Challenger brands have previously been known as the underdog. You secretly route for them to come out on top past their high-brow competitors and you want them to do well. You want to see a good fight and challenger brands were the people to take on the big boys head to head for the title of ultimate dominance in the marketplace. Times have changed however. Whilst there is still a certain amount of dog eat dog back handedness going on behind the scenes, the challenger brands are slowly but surely catching up to he mainstream big shots.
In my opinion, mainstream brands such as Coke and British Airways are a little more ‘vogue’ with their challengers, Pepsi and Virgin Atlantic daring to be a little more ‘rogue.’ With this, I mean that challenger brands such as those mentioned are a little more daring to step outside the box and reach consumers on a different level in the marketing stakes and ways.
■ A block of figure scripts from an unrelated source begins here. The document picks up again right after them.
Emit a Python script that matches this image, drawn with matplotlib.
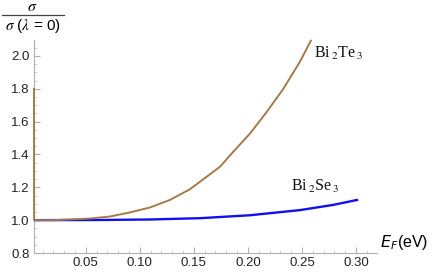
import numpy as np
import matplotlib
matplotlib.use("Agg")
import matplotlib.pyplot as plt
from matplotlib.lines import Line2D

# Bi2Te3 (brown); starts with a vertical jump at E_F -> 0
te_x = [0.002, 0.0021, 0.02, 0.0537, 0.0722, 0.0907, 0.1093, 0.1278, 0.1463,
        0.1648, 0.1741, 0.1864, 0.2019, 0.2173, 0.2327, 0.2481, 0.2583]
te_y = [1.80, 1.00, 1.000, 1.010, 1.022, 1.047, 1.077, 1.123, 1.188,
        1.279, 1.325, 1.416, 1.527, 1.658, 1.799, 1.964, 2.093]

# Bi2Se3 (blue)
se_x = [0.002, 0.063, 0.109, 0.156, 0.202, 0.248, 0.279, 0.301]
se_y = [1.000, 1.001, 1.004, 1.012, 1.030, 1.061, 1.093, 1.123]

xticks = [0.05, 0.10, 0.15, 0.20, 0.25, 0.30]
yticks = [0.8, 1.0, 1.2, 1.4, 1.6, 1.8, 2.0]

W, H = 436, 273
fig = plt.figure(figsize=(W / 100, H / 100), dpi=100)
ax = fig.add_axes([34 / W, 20 / H, (377 - 34) / W, (253 - 40) / H])

ax.plot(te_x, te_y, color="#a67a48", lw=1.4, clip_on=False, zorder=4)
ax.plot(se_x, se_y, color="#1010ee", lw=1.7, zorder=3)

ax.set_xlim(0.002, 0.3195)
ax.set_ylim(0.8, 2.097)

ax.set_xticks(xticks)
ax.set_xticklabels(["%.2f" % v for v in xticks])
ax.set_yticks(yticks)
ax.set_yticklabels(["%.1f" % v for v in yticks])
ax.set_xticks(np.arange(0.01, 0.32, 0.01), minor=True)
ax.set_yticks(np.arange(0.85, 2.1, 0.05), minor=True)

for s in ["top", "right"]:
    ax.spines[s].set_visible(False)
for s in ["left", "bottom"]:
    ax.spines[s].set_color("#b0b0b0")
    ax.spines[s].set_linewidth(0.8)

ax.tick_params(which="major", direction="in", length=4, color="#b0b0b0",
               labelsize=9.5, labelcolor="#222222", pad=3)
ax.tick_params(which="minor", direction="in", length=2, color="#c8c8c8")
for lab in ax.get_xticklabels() + ax.get_yticklabels():
    lab.set_family("Liberation Sans")

# curve labels
ax.text(0.261, 2.015, r"Bi$\,_2$Te$\,_3$", family="Liberation Serif", fontsize=11.5,
        math_fontfamily="stix", ha="left", va="center", color="#111111")
ax.text(0.240, 1.205, r"Bi$\,_2$Se$\,_3$", family="Liberation Serif", fontsize=11.5,
        math_fontfamily="stix", ha="left", va="center", color="#111111")

# axis labels
fig.text(380 / W, 1 - 243 / H, r"$E_F$(eV)", family="Liberation Sans", fontsize=11.5,
         ha="left", va="center")
fig.text(32 / W, 1 - 14 / H, r"$\sigma$", fontsize=11.5, math_fontfamily="stix",
         ha="center", va="bottom")
fig.lines.append(Line2D([2 / W, 64 / W], [1 - 15 / H, 1 - 15 / H],
                        transform=fig.transFigure, color="#444444", lw=0.9))
fig.text(33 / W, 1 - 26 / H, r"$\sigma$ ($\lambda$ = 0)", family="Liberation Sans",
         fontsize=11, math_fontfamily="stix", ha="center", va="center")

fig.savefig("out.png", dpi=100)
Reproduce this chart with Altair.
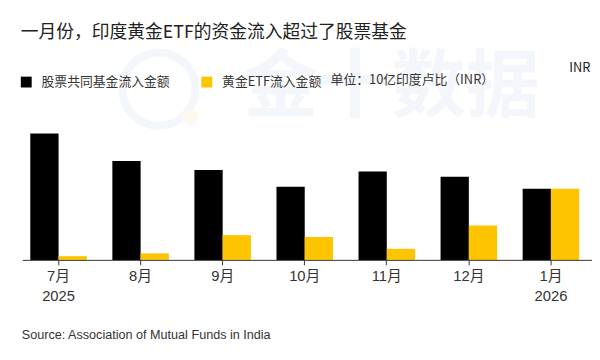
import altair as alt
import pandas as pd

months = ["7月", "8月", "9月", "10月", "11月", "12月", "1月"]
series = ["股票共同基金流入金额", "黄金ETF流入金额"]
equity = [42.7, 33.4, 30.4, 24.7, 29.9, 28.1, 24.0]
gold = [1.26, 2.19, 8.36, 7.74, 3.74, 11.65, 24.04]
colors = ["#000000", "#FFC400"]

title_text = "一月份，印度黄金ETF的资金流入超过了股票基金"
unit_text = "单位：10亿印度卢比（INR）"
corner_text = "INR"
source_text = "Source: Association of Mutual Funds in India"
watermark_text = "金十数据"

rows = []
for m, e, g in zip(months, equity, gold):
    rows.append({"month": m, "series": series[0], "value": e})
    rows.append({"month": m, "series": series[1], "value": g})
df = pd.DataFrame(rows)

CJK = "Noto Sans CJK SC"
LAT = "Liberation Sans, Noto Sans CJK SC"
WM = "#F3F6FB"

bars = alt.Chart(df).mark_bar(cornerRadius=0).encode(
    x=alt.X(
        "month:N",
        sort=months,
        title=None,
        scale=alt.Scale(paddingInner=0.311, paddingOuter=0, range=[7.6, 564]),
        axis=alt.Axis(
            labelAngle=0,
            labelExpr="datum.value == '7月' ? ['7月', '2025'] : datum.value == '1月' ? ['1月', '2026'] : datum.value",
            labelFont=LAT,
            labelFontSize=15,
            labelColor="#333333",
            labelLineHeight=20,
            labelPadding=4,
            tickSize=5,
            tickColor="#333333",
            tickWidth=1,
            domain=False,
            grid=False,
        ),
    ),
    xOffset=alt.XOffset("series:N", sort=series, scale=alt.Scale(paddingInner=0, paddingOuter=0)),
    y=alt.Y("value:Q", scale=alt.Scale(domain=[0, 45]), axis=None, title=None),
    color=alt.Color(
        "series:N",
        sort=series,
        scale=alt.Scale(domain=series, range=colors),
        legend=alt.Legend(
            orient="none",
            legendX=-3,
            legendY=-52,
            direction="horizontal",
            title=None,
            symbolType="square",
            symbolSize=121,
            symbolStrokeWidth=0,
            symbolOpacity=1,
            labelFont=CJK,
            labelFontSize=13,
            labelColor="#333333",
            labelOffset=9,
            columnPadding=30,
        ),
    ),
)

axis_line = alt.Chart(pd.DataFrame({"a": [0]})).mark_rule(color="#333333", strokeWidth=1).encode(
    x=alt.value(0), x2=alt.value(577), y=alt.value(135.5)
)

wm_ring = alt.Chart(pd.DataFrame({"a": [0]})).mark_point(
    shape="circle", filled=False, size=5476, strokeWidth=8, color=WM, opacity=1
).encode(x=alt.value(138), y=alt.value(-38))

wm_dot = alt.Chart(pd.DataFrame({"a": [0]})).mark_point(
    shape="circle", filled=True, size=260, color="#FEF9EE", opacity=1
).encode(x=alt.value(170), y=alt.value(-10))


def label(txt, x, y, size, font, color, weight="normal"):
    return alt.Chart(pd.DataFrame({"t": [txt]})).mark_text(
        align="left", baseline="middle", fontSize=size, font=font, color=color, fontWeight=weight
    ).encode(text="t:N", x=alt.value(x), y=alt.value(y))


chart = alt.layer(
    wm_ring,
    wm_dot,
    label(watermark_text, 224, -39, 75, CJK, WM, "bold"),
    bars,
    axis_line,
    label(title_text, -2, -95, 18, CJK, "#222222"),
    label(unit_text, 312, -47, 13, CJK, "#333333"),
    label(corner_text, 554, -59, 13, CJK, "#222222"),
    label(source_text, -1, 211, 12.8, LAT, "#333333"),
).properties(
    width=575,
    height=135,
    padding={"left": 15, "top": 118, "right": 2, "bottom": 87},
    autosize=alt.AutoSizeParams(type="none"),
    background="white",
).configure_view(stroke=None)

chart.save("out.html", embed_options={"renderer": "svg", "actions": False})
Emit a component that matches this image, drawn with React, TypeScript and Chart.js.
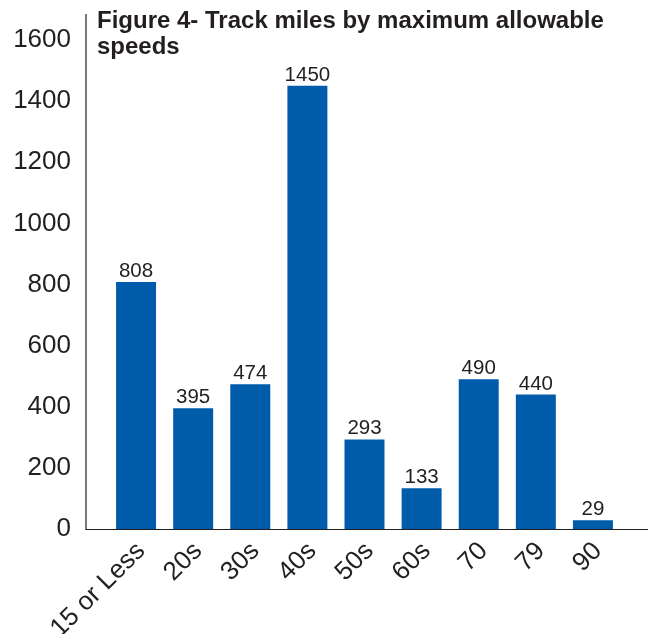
import React, { useEffect, useRef } from "react";
import { Chart, registerables } from "chart.js";

Chart.register(...registerables);

const categories = ["15 or Less", "20s", "30s", "40s", "50s", "60s", "70", "79", "90"];
const trackMiles = [808, 395, 474, 1450, 293, 133, 490, 440, 29];
const titleLines = ["Figure 4- Track miles by maximum allowable", "speeds"];

const FONT = "'Liberation Sans', Arial, Helvetica, sans-serif";
const TEXT = "#231f20";
const BAR = "#005cab";

// Axis lines that run a little past the bar area, as in the printed figure
const axisLinesPlugin = {
  id: "axisLines",
  afterDraw(chart: any) {
    const { ctx, chartArea } = chart;
    const x0 = chartArea.left - 21.5;
    const x1 = chartArea.right + 29;
    ctx.save();
    ctx.strokeStyle = "#231f20";
    ctx.lineWidth = 1.2;
    ctx.beginPath();
    ctx.moveTo(x0, chartArea.top - 26);
    ctx.lineTo(x0, chartArea.bottom + 0.5);
    ctx.lineTo(x1, chartArea.bottom + 0.5);
    ctx.stroke();
    ctx.restore();
  },
};

// Value labels above each bar
const valueLabelsPlugin = {
  id: "valueLabels",
  afterDatasetsDraw(chart: any) {
    const { ctx } = chart;
    const meta = chart.getDatasetMeta(0);
    const data = chart.data.datasets[0].data as number[];
    ctx.save();
    ctx.fillStyle = TEXT;
    ctx.font = `20.5px ${FONT}`;
    ctx.textAlign = "center";
    ctx.textBaseline = "alphabetic";
    meta.data.forEach((bar: any, i: number) => {
      ctx.fillText(String(data[i]), bar.x, bar.y - 5);
    });
    ctx.restore();
  },
};

// Bold two-line heading placed inside the plot, next to the value axis
const headingPlugin = {
  id: "heading",
  afterDraw(chart: any) {
    const { ctx, chartArea } = chart;
    ctx.save();
    ctx.fillStyle = TEXT;
    ctx.font = `bold 24px ${FONT}`;
    ctx.textAlign = "left";
    ctx.textBaseline = "alphabetic";
    const x = chartArea.left - 10.5;
    titleLines.forEach((line, i) => {
      ctx.fillText(line, x, 20 + i * 26);
    });
    ctx.restore();
  },
};

export default function App() {
  const canvasRef = useRef<HTMLCanvasElement | null>(null);

  useEffect(() => {
    if (!canvasRef.current) return;
    const chart = new Chart(canvasRef.current, {
      type: "bar",
      data: {
        labels: categories,
        datasets: [
          {
            data: trackMiles,
            backgroundColor: BAR,
            borderWidth: 0,
            barPercentage: 0.7,
            categoryPercentage: 1,
          },
        ],
      },
      options: {
        animation: false,
        responsive: true,
        maintainAspectRatio: false,
        layout: { padding: { top: 32, right: 26.5, left: 0, bottom: 0 } },
        plugins: {
          legend: { display: false },
          title: { display: false },
          tooltip: { enabled: false },
        },
        scales: {
          x: {
            grid: { display: false, drawTicks: false },
            border: { display: false },
            afterFit: (scale: any) => {
              scale.height = 105;
            },
            ticks: {
              color: TEXT,
              font: { family: FONT, size: 26 },
              maxRotation: 45,
              minRotation: 45,
              autoSkip: false,
              padding: 7,
              labelOffset: 5,
            },
          },
          y: {
            min: 0,
            max: 1600,
            grid: { display: false, drawTicks: false },
            border: { display: false },
            afterFit: (scale: any) => {
              // fixed gutter for the value labels; the top is set by layout padding
              scale.width = 99.5;
              scale.paddingTop = 0;
              scale.paddingBottom = 0;
            },
            ticks: {
              stepSize: 200,
              color: TEXT,
              font: { family: FONT, size: 26 },
              padding: 36.5,
              callback: (value: any) => String(value),
            },
          },
        },
      },
      plugins: [axisLinesPlugin, valueLabelsPlugin, headingPlugin],
    });
    return () => chart.destroy();
  }, []);

  return (
    <div style={{ width: 640, height: 626, position: "relative" }}>
      <canvas ref={canvasRef} />
    </div>
  );
}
Whilst challenger brands tend to be smaller, a brands size really shouldn’t matter too much in this day and age where digital plays such a huge part in consumer interaction. Take Innocent for example; practically unknown less than ten years ago, they now have a social media following of over 500,000 on Facebook and Twitter. The massive investment that the young team made into engaging with their customers on a more personal social media level has earned them points, both consumer feedback and in target sales. With challenger brands being smaller, they also can’t invest the same that the larger and more dominant brands invest in marketing campaigns and advertisements. Digital therefore comes into its own, as do the challenger ‘rogues.’ Digital marketing, including the mass use of social media cemented Innocent in the challenger brand stakes, with their fun and games type attitude and no-nonsense gumpf. Looking to these other digital means can be practically free (excluding time and employee wages) and can be a way of getting to your customers on more of a personal level.
We now live in a world of consumer choice, where it doesn’t matter if your brand is the best known any more. It comes down to what the customer can get, what you’re offering and how you are going about offering it to them. The impact of consumer engagement largely impacts on a brand welfare, and investing more time in listening to your customers and engaging in their needs and wants is something that shouldn’t be dismissed as a challenger brand attitude. Advertising in more conventional ways now is seen as less important, with a mass importance being put on digital marketing and social media. Brand design and identity is also key to a challenger brand becoming successful. If you miss the mark here, chances are, you’ll miss it altogether. I call challengers ‘rogues’ as they tend to be more daring in their marketing and strategy of gathering a following. Take Red Bull; ‘gives you wings’ was taken to a whole new level when Felix decided to free-fall skydive from a world-record breaking 128,000 feet! As a challenger brand, forward thinking and that extra pinch of dynamic belief has helped propel Red Bull forward in the energy drink stakes.
Not conforming to the same attitudes as their competitors is a challenger’s main aspect in staying a challenger. A ‘me too’ attitude would only end up in the generic failure of a company and brand, so standing out and sitting up to listen to how your competitor does things is a great way to learn…but then turn it on it’s head completely and think way outside the box and you may be on to a winning challenger brand.